DATA SHOWN:
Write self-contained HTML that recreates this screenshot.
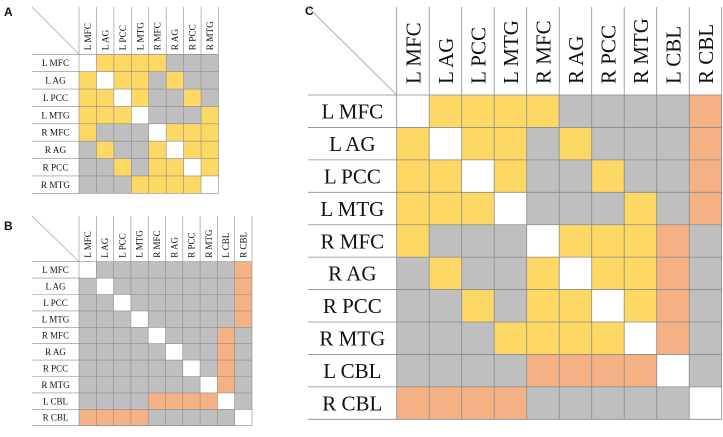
<!DOCTYPE html>
<html><head><meta charset="utf-8">
<style>
body{margin:0;background:#fff;}
svg{display:block;}
text{font-family:"Liberation Serif",serif;fill:#111;}
.pl{font-family:"Liberation Sans",sans-serif;font-weight:bold;}
</style></head>
<body>
<svg id="chart" width="723" height="437" viewBox="0 0 723 437" xmlns="http://www.w3.org/2000/svg">
<text class="pl" x="4" y="16" font-size="12">A</text>
<text class="pl" x="4" y="230" font-size="12">B</text>
<text class="pl" x="305" y="15" font-size="12">C</text>
</svg>
<script>
const labelsA = ["L MFC","L AG","L PCC","L MTG","R MFC","R AG","R PCC","R MTG"];
const labelsBC = ["L MFC","L AG","L PCC","L MTG","R MFC","R AG","R PCC","R MTG","L CBL","R CBL"];
const matrixA = [
"WYYYYGGG",
"YWYYGYGG",
"YYWYGGYG",
"YYYWGGGY",
"YGGGWYYY",
"GYGGYWYY",
"GGYGYYWY",
"GGGYYYYW"];
const matrixB = [
"WGGGGGGGGO",
"GWGGGGGGGO",
"GGWGGGGGGO",
"GGGWGGGGGO",
"GGGGWGGGOG",
"GGGGGWGGOG",
"GGGGGGWGOG",
"GGGGGGGWOG",
"GGGGOOOOWG",
"OOOOGGGGGW"];
const matrixC = [
"WYYYYGGGGO",
"YWYYGYGGGO",
"YYWYGGYGGO",
"YYYWGGGYGO",
"YGGGWYYYOG",
"GYGGYWYYOG",
"GGYGYYWYOG",
"GGGYYYYWOG",
"GGGGOOOOWG",
"OOOOGGGGGW"];
const colorOf = {W:"#ffffff",Y:"#fed865",G:"#bfbfbf",O:"#f4b183"};
const NS="http://www.w3.org/2000/svg";
const svg=document.getElementById('chart');
function mk(tag,attrs,parent){const e=document.createElementNS(NS,tag);for(const k in attrs)e.setAttribute(k,attrs[k]);(parent||svg).appendChild(e);return e;}

function panel(id,labels,matrix,g){
  const n=labels.length;
  const grp=mk('g',{});
  
  
  const xs=i=>g.gx+i*(g.gw/n), ys=j=>g.gy+j*(g.gh/n);
  const cw=g.gw/n, ch=g.gh/n;
  for(let r=0;r<n;r++)for(let c=0;c<n;c++){
    const rc=mk('rect',{x:xs(c),y:ys(r),width:cw,height:ch,fill:colorOf[matrix[r][c]]},grp);
    
    
  }
  const ln={stroke:"#8a8a8a","stroke-width":g.sw};
  for(let c=0;c<=n;c++) mk('line',Object.assign({x1:xs(c),y1:g.top,x2:xs(c),y2:g.gy+g.gh},ln),grp);
  for(let r=0;r<=n;r++) mk('line',Object.assign({x1:g.lx,y1:ys(r),x2:g.gx+g.gw,y2:ys(r)},ln),grp);
  mk('line',{x1:g.lx,y1:g.top,x2:g.gx,y2:g.gy,stroke:"#999","stroke-width":g.sw},grp);
  for(let r=0;r<n;r++){
    const t=mk('text',{x:(g.lx+g.gx)/2,y:ys(r)+ch/2+g.fs*0.35,"font-size":g.fs,"text-anchor":"middle"},grp);
    t.textContent=labels[r];
    
    
  }
  for(let c=0;c<n;c++){
    const cx=xs(c)+cw/2+g.fs*0.35, cy=g.gy-g.pad;
    const t=mk('text',{x:cx,y:cy,"font-size":g.fs,transform:`rotate(-90 ${cx} ${cy})`},grp);
    t.textContent=labels[c];
    
    
  }
}
panel('a',labelsA,matrixA,{lx:32,top:7,gx:79,gy:54.3,gw:139.5,gh:139,fs:9.3,pad:4,sw:0.6});
panel('b',labelsBC,matrixB,{lx:32,top:216,gx:79,gy:261.7,gw:173,gh:164,fs:9,pad:4,sw:0.6});
panel('c',labelsBC,matrixC,{lx:308,top:7,gx:396.7,gy:95,gw:325,gh:324.3,fs:21,pad:11,sw:0.8});
</script>
</body></html>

WHAT IS BEING ASKED:
Every line above should be returned exactly; the pictures stay out.

RESPONSE TO THE TASK:
Write self-contained HTML that recreates this screenshot.
<!DOCTYPE html>
<html><head><meta charset="utf-8">
<style>
body{margin:0;background:#fff;}
svg{display:block;}
text{font-family:"Liberation Serif",serif;fill:#111;}
.pl{font-family:"Liberation Sans",sans-serif;font-weight:bold;}
</style></head>
<body>
<svg id="chart" width="723" height="437" viewBox="0 0 723 437" xmlns="http://www.w3.org/2000/svg">
<text class="pl" x="4" y="16" font-size="12">A</text>
<text class="pl" x="4" y="230" font-size="12">B</text>
<text class="pl" x="305" y="15" font-size="12">C</text>
</svg>
<script>
const labelsA = ["L MFC","L AG","L PCC","L MTG","R MFC","R AG","R PCC","R MTG"];
const labelsBC = ["L MFC","L AG","L PCC","L MTG","R MFC","R AG","R PCC","R MTG","L CBL","R CBL"];
const matrixA = [
"WYYYYGGG",
"YWYYGYGG",
"YYWYGGYG",
"YYYWGGGY",
"YGGGWYYY",
"GYGGYWYY",
"GGYGYYWY",
"GGGYYYYW"];
const matrixB = [
"WGGGGGGGGO",
"GWGGGGGGGO",
"GGWGGGGGGO",
"GGGWGGGGGO",
"GGGGWGGGOG",
"GGGGGWGGOG",
"GGGGGGWGOG",
"GGGGGGGWOG",
"GGGGOOOOWG",
"OOOOGGGGGW"];
const matrixC = [
"WYYYYGGGGO",
"YWYYGYGGGO",
"YYWYGGYGGO",
"YYYWGGGYGO",
"YGGGWYYYOG",
"GYGGYWYYOG",
"GGYGYYWYOG",
"GGGYYYYWOG",
"GGGGOOOOWG",
"OOOOGGGGGW"];
const colorOf = {W:"#ffffff",Y:"#fed865",G:"#bfbfbf",O:"#f4b183"};
const NS="http://www.w3.org/2000/svg";
const svg=document.getElementById('chart');
function mk(tag,attrs,parent){const e=document.createElementNS(NS,tag);for(const k in attrs)e.setAttribute(k,attrs[k]);(parent||svg).appendChild(e);return e;}

function panel(id,labels,matrix,g){
  const n=labels.length;
  const grp=mk('g',{});
  
  
  const xs=i=>g.gx+i*(g.gw/n), ys=j=>g.gy+j*(g.gh/n);
  const cw=g.gw/n, ch=g.gh/n;
  for(let r=0;r<n;r++)for(let c=0;c<n;c++){
    const rc=mk('rect',{x:xs(c),y:ys(r),width:cw,height:ch,fill:colorOf[matrix[r][c]]},grp);
    
    
  }
  const ln={stroke:"#8a8a8a","stroke-width":g.sw};
  for(let c=0;c<=n;c++) mk('line',Object.assign({x1:xs(c),y1:g.top,x2:xs(c),y2:g.gy+g.gh},ln),grp);
  for(let r=0;r<=n;r++) mk('line',Object.assign({x1:g.lx,y1:ys(r),x2:g.gx+g.gw,y2:ys(r)},ln),grp);
  mk('line',{x1:g.lx,y1:g.top,x2:g.gx,y2:g.gy,stroke:"#999","stroke-width":g.sw},grp);
  for(let r=0;r<n;r++){
    const t=mk('text',{x:(g.lx+g.gx)/2,y:ys(r)+ch/2+g.fs*0.35,"font-size":g.fs,"text-anchor":"middle"},grp);
    t.textContent=labels[r];
    
    
  }
  for(let c=0;c<n;c++){
    const cx=xs(c)+cw/2+g.fs*0.35, cy=g.gy-g.pad;
    const t=mk('text',{x:cx,y:cy,"font-size":g.fs,transform:`rotate(-90 ${cx} ${cy})`},grp);
    t.textContent=labels[c];
    
    
  }
}
panel('a',labelsA,matrixA,{lx:32,top:7,gx:79,gy:54.3,gw:139.5,gh:139,fs:9.3,pad:4,sw:0.6});
panel('b',labelsBC,matrixB,{lx:32,top:216,gx:79,gy:261.7,gw:173,gh:164,fs:9,pad:4,sw:0.6});
panel('c',labelsBC,matrixC,{lx:308,top:7,gx:396.7,gy:95,gw:325,gh:324.3,fs:21,pad:11,sw:0.8});
</script>
</body></html>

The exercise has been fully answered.